Вспомним, спор Мичурина с попом Христофором. Спор, в котором Мичурин, человек науки, оказывается правовернее служителя церкви и попрекает того безверием. На беду свою и Довженко, со своими мечтами о яблоневых садах, оказался истовее всех коммунистов: «Написана и анкета, и биография, а подать в фабричную ячейку некому. Я не видел там чистых рук». Никогда не стремившийся занимать руководящие должности, ценивший только рост деревьев и стрекот кинокамеры, режиссер удивляется: «И для чего, скажите мне, труд рассматривается уже как нечто исключительное. Как хотите, а по-моему, не надо быть героем, чтобы трудиться. Труд – штука приятная, радостная. […] А на геройство не всякий способен».

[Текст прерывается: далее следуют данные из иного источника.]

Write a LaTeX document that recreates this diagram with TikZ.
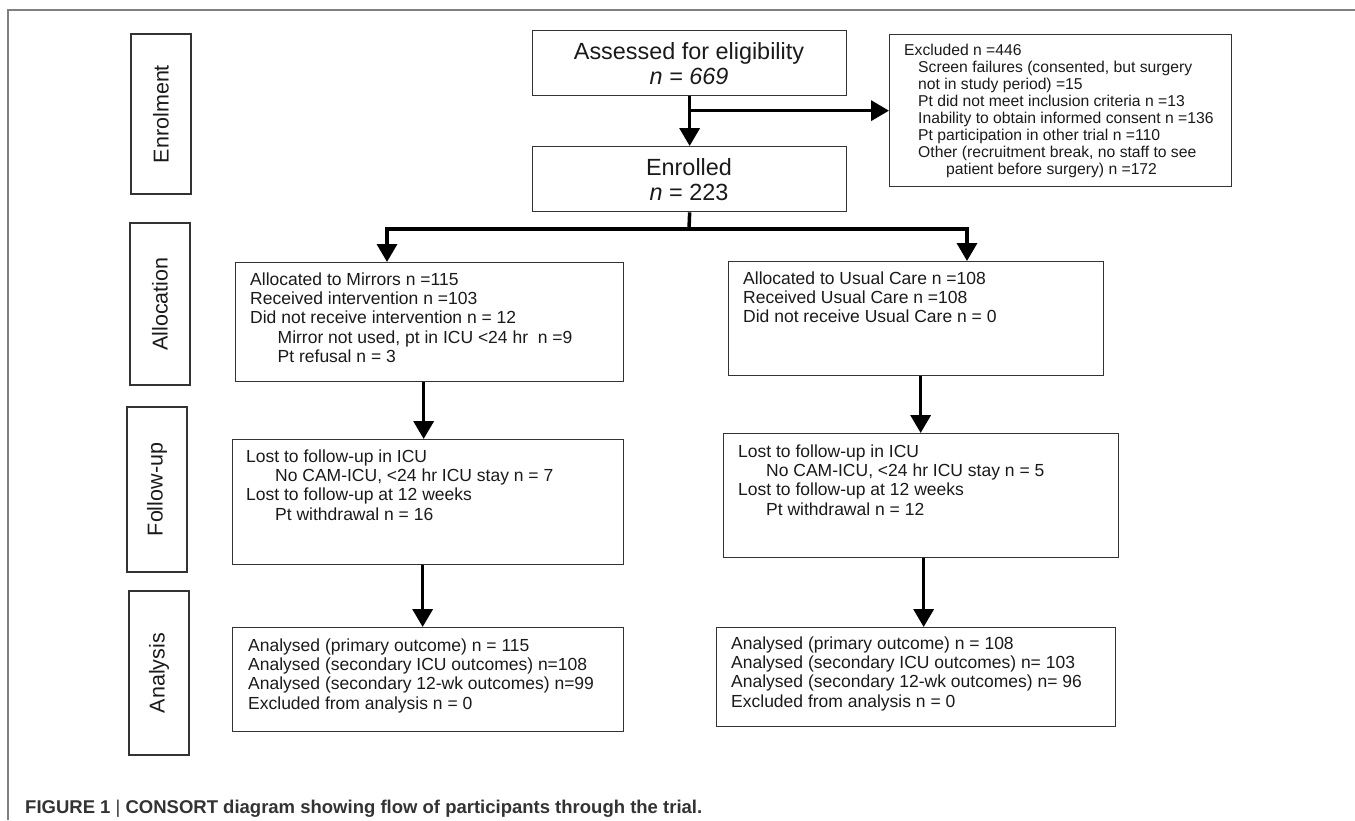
\documentclass[tikz,border=0pt]{standalone}
\usepackage{fontspec}
\setmainfont{Liberation Sans}
\usetikzlibrary{arrows.meta}
\definecolor{edge}{HTML}{333333}
\definecolor{frame}{HTML}{808080}
\definecolor{ink}{HTML}{1A1A1A}
\begin{document}
\begin{tikzpicture}[x=1pt,y=-1pt,
  box/.style={draw=edge, line width=1.3pt, anchor=north west, inner sep=0pt},
  labbox/.style={draw=edge, line width=1.3pt, inner sep=0pt, rotate=90, minimum height=60pt, text=ink, font=\fontsize{21.5}{24}\selectfont},
  txt/.style={anchor=north west, inner sep=0pt, align=left, text=ink, font=\fontsize{17.5}{19.25}\selectfont},
  big/.style={inner sep=0pt, align=center, text=ink, font=\fontsize{23.4}{25}\selectfont},
  arr/.style={line width=3.5pt, -{Triangle[length=18pt,width=20pt]}},
  ln/.style={line width=3.5pt}]
\useasboundingbox (0,0) rectangle (1355,820);
% frame
\draw[frame, line width=1.5pt] (8,820) -- (8,10) -- (1355,10);
% stage labels
\node[labbox, minimum width=160pt] (lEnr) at (161,114) {Enrolment};
\node[labbox, minimum width=162pt] (lAll) at (160,304) {Allocation};
\node[labbox, minimum width=165pt] (lFol) at (157,489.5) {Follow-up};
\node[labbox, minimum width=164pt] (lAna) at (159,673) {Analysis};
% boxes
\node[box, minimum width=314pt, minimum height=65pt] (assess) at (532,30) {};
\node[box, minimum width=314pt, minimum height=65pt] (enrol) at (532,146) {};
\node[box, minimum width=342pt, minimum height=152pt] (excl) at (889,34) {};
\node[box, minimum width=388pt, minimum height=119pt] (allocM) at (235,262) {};
\node[box, minimum width=391pt, minimum height=125pt] (followM) at (232,439) {};
\node[box, minimum width=391pt, minimum height=104pt] (anaM) at (232,627) {};
\node[box, minimum width=375pt, minimum height=114pt] (allocU) at (728,261) {};
\node[box, minimum width=395pt, minimum height=124pt] (followU) at (723,433) {};
\node[box, minimum width=399pt, minimum height=99pt] (anaU) at (716,627) {};
% texts
\node[big] (tAssess) at (689,64) {Assessed for eligibility\\ \textit{n = 669}};
\node[big] (tEnrol) at (689,180) {Enrolled\\ \textit{n} = 223};
\node[txt, font=\fontsize{15.7}{17}\selectfont] (tExcl) at (904,43.5) {Excluded n =446\\
\hspace*{14pt}Screen failures (consented, but surgery\\
\hspace*{14pt}not in study period) =15\\
\hspace*{14pt}Pt did not meet inclusion criteria n =13\\
\hspace*{14pt}Inability to obtain informed consent n =136\\
\hspace*{14pt}Pt participation in other trial n =110\\
\hspace*{14pt}Other (recruitment break, no staff to see\\
\hspace*{42pt}patient before surgery) n =172};
\node[txt] (tAllocM) at (250,272.6) {Allocated to Mirrors n =115\\
Received intervention n =103\\
Did not receive intervention n = 12\\
\hspace*{27.5pt}Mirror not used, pt in ICU <24 hr\ \ n =9\\
\hspace*{27.5pt}Pt refusal n = 3};
\node[txt] (tFollowM) at (246,449.6) {Lost to follow-up in ICU\\
\hspace*{29pt}No CAM-ICU, <24 hr ICU stay n = 7\\
Lost to follow-up at 12 weeks\\
\hspace*{29pt}Pt withdrawal n = 16};
\node[txt] (tAnaM) at (248,638.6) {Analysed (primary outcome) n = 115\\
Analysed (secondary ICU outcomes) n=108\\
Analysed (secondary 12-wk outcomes) n=99\\
Excluded from analysis n = 0};
\node[txt] (tAllocU) at (743,271.6) {Allocated to Usual Care n =108\\
Received Usual Care n =108\\
Did not receive Usual Care n = 0};
\node[txt] (tFollowU) at (738,444.6) {Lost to follow-up in ICU\\
\hspace*{28pt}No CAM-ICU, <24 hr ICU stay n = 5\\
Lost to follow-up at 12 weeks\\
\hspace*{28pt}Pt withdrawal n = 12};
\node[txt] (tAnaU) at (731,636.6) {Analysed (primary outcome) n = 108\\
Analysed (secondary ICU outcomes) n= 103\\
Analysed (secondary 12-wk outcomes) n= 96\\
Excluded from analysis n = 0};
% caption
\node[anchor=base west, inner sep=0pt, text=edge, font=\fontsize{18.5}{20}\selectfont\bfseries] (cap) at (25,813.5) {FIGURE 1 \textmd{|} CONSORT diagram showing flow of participants through the trial.};
% connectors
\coordinate (bj) at (689,229);
\coordinate (bl) at (387,229);
\coordinate (br) at (967,229);
\draw[arr] (assess.south) -- (enrol.north);
\draw[arr] (assess.south |- excl.west) -- (excl.west);
\draw[ln] (enrol.south) -- (bj);
\draw[arr] (bj) -| (bl |- allocM.north);
\draw[arr] (bj) -| (br |- allocU.north);
\draw[arr] ([xshift=-6pt]allocM.south) -- ([xshift=-6pt]allocM.south |- followM.north);
\draw[arr] ([xshift=-5.5pt]followM.south) -- ([xshift=-5.5pt]followM.south |- anaM.north);
\draw[arr] ([xshift=4.5pt]allocU.south) -- ([xshift=4.5pt]allocU.south |- followU.north);
\draw[arr] ([xshift=2.5pt]followU.south) -- ([xshift=2.5pt]followU.south |- anaU.north);
\end{tikzpicture}
\end{document}
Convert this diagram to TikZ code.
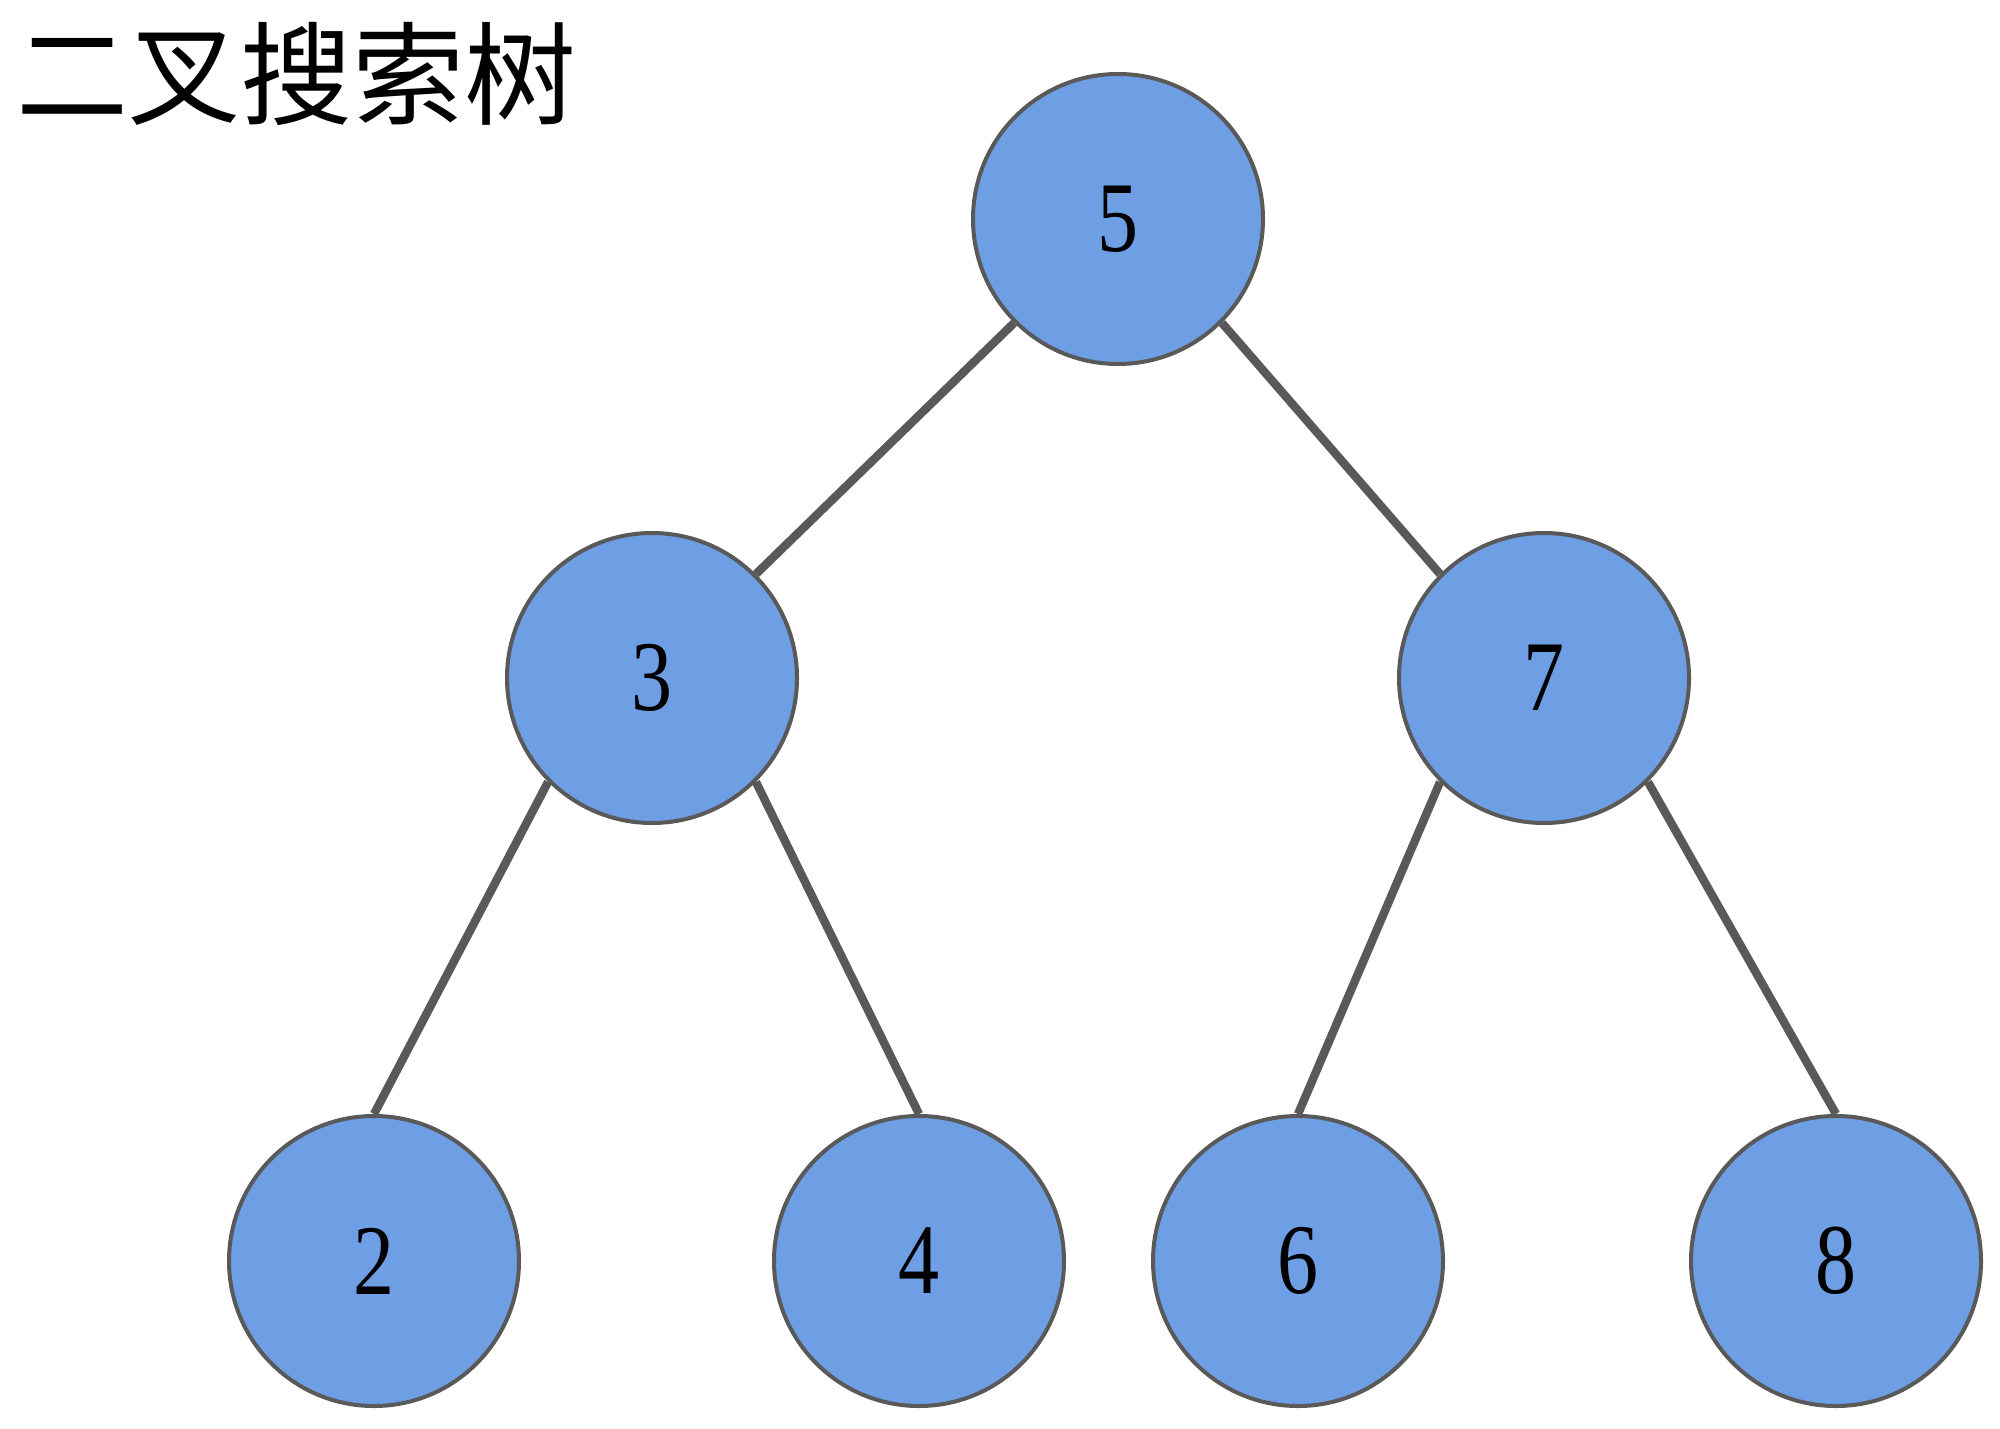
\documentclass[tikz,border=0pt]{standalone}
\usepackage{fontspec}
\setmainfont{Liberation Serif}
\newfontfamily\digitfont[FakeStretch=0.82]{Liberation Serif}
\newfontfamily\cjk{Noto Sans CJK SC}
\definecolor{nodefill}{HTML}{6E9FE4}
\definecolor{edgegray}{HTML}{595959}
\begin{document}
\begin{tikzpicture}[x=0.5pt,y=-0.5pt,
  treenode/.style={circle, minimum size=145pt, inner sep=0pt, fill=nodefill, draw=edgegray, line width=2pt, font=\digitfont\fontsize{50}{50}\selectfont},
  edge/.style={draw=edgegray, line width=4.2pt}]
\path[use as bounding box] (0,0) rectangle (2000,1428);
\node[anchor=west, inner sep=0pt, font=\cjk\fontsize{56}{56}\selectfont] (title) at (16,74) {二叉搜索树};
\node[treenode] (n5) at (1118,219) {5};
\node[treenode] (n3) at (652,678) {3};
\node[treenode] (n7) at (1544,678) {7};
\node[treenode] (n2) at (374,1261) {2};
\node[treenode] (n4) at (919,1261) {4};
\node[treenode] (n6) at (1298,1261) {6};
\node[treenode] (n8) at (1836,1261) {8};
\draw[edge] (n5.south west) -- (n3.north east);
\draw[edge] (n5.south east) -- (n7.north west);
\draw[edge] (n3.south west) -- (n2.north);
\draw[edge] (n3.south east) -- (n4.north);
\draw[edge] (n7.south west) -- (n6.north);
\draw[edge] (n7.south east) -- (n8.north);
\end{tikzpicture}
\end{document}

«Жизнь в цвету», конечно, должна была стать жизнью в цвете. И Довженко призывает оператора Леонида Косматова (до этого снимал «Летчиков» Райзмана и «Падение Берлина» Чиаурели), чтобы вместе с ним создать свою первую цветную картину: «Зачем нужен цвет? Для радости. Цвет — это красиво, это празднично. Цветное кино должно отвечать стремлениям человека к красоте. И ему это удается в большей мере, чем другим искусствам». Цвет это красиво! Тут и добавить нечего. А биологические дискуссии –некрасиво. И лысенковская компания, разразившаяся вскоре, сделала из фильма иллюстрацию к энциклопедической статье. Довженко заставили переснять две трети фильма. Здесь появились ходоки из Сибири, заезжие иностранцы, искушающие героя Америкой, цитаты, наконец, самого Мичурина – весь передвижной привычный цирк биографических картин той поры.

 

 

«Жаль, что уже пришли белые волосы и стало сердце сдавать, – говорил режиссер. – Никогда как сейчас мне хочется работать побольше в связи с приходом цвета, потому что возможности цветного кино безграничны и сделано еще только самое маленькое начало, но я очень счастлив, что это начало выпало на нашу долю». И эту–то безграничную радостную картину пришлось ему жестоко изрезать! Только открыв сценарий, мы можем теперь оценить хотя бы приблизительно замысел Довженко. «Ей слышалось грозное пение. От долгого бега ей показалось, что деревья зашатались в саду и комната, в которой работал Мичурин, тоже зашаталась и затрещала. Упали со стен часы, будильник и все, что висело, стояло на полках, полочках, хранилось в шкатулках, и сам Мичурин упал на пол и начал корчиться в смертельных муках под несмолкаемый звон набата и пение анафемского реквиема». Этой сцены нет в фильме. Как, впрочем, и другой: «И опускаясь тогда на колени, падая на целебные травы среди ночных кустов, он шепотом лепетал обрывки давно забытых детских молитв, перемежая их с несовершенными своими стихами. Но были тщетны все словесные его усилия, и, чтоб не оскорблять неизъяснимых ощущений космоса ничтожеством словесных излияний, он в мучительно глубоком самосозерцании умолкал». Положа руку на сердце, и вспоминают о фильме сегодня только благодаря натурным съемкам оператора Косматова, да сцене смерти жены Мичурина. Смерть жены и яблоки – чего тут еще ловить. «Мичурин» – редкое произведение Довженко, которое хочется читать, а не смотреть. В нем нет монументальной статуарности «Земли», воплотившегося ночного кошмара «Арсенала». Этот сценарий он писал дольше, чем все остальные свои работы. Может быть поэтому, это в большей степени литература. И все, что осталось нам от замысла фильма, остатки великого полотна, трагедия которого осталось за кадром, это тоже литература. А как мало было этого самому Довженко, который с горечью записывает в дневнике: «Я не снял ни одной своей картины. Есть картины, но все они покорежены руководящими товарищами. От моих замыслов остались огрызки одни. Мне за многое стыдно. Сталин любил смотреть мои фильмы и каждый раз давал указания, что и где надо переделать. Он покорежил “Жизнь в цвету. Она после переделок превратилась в “Мичурина”. А это уже другая картина. Совсем не моя».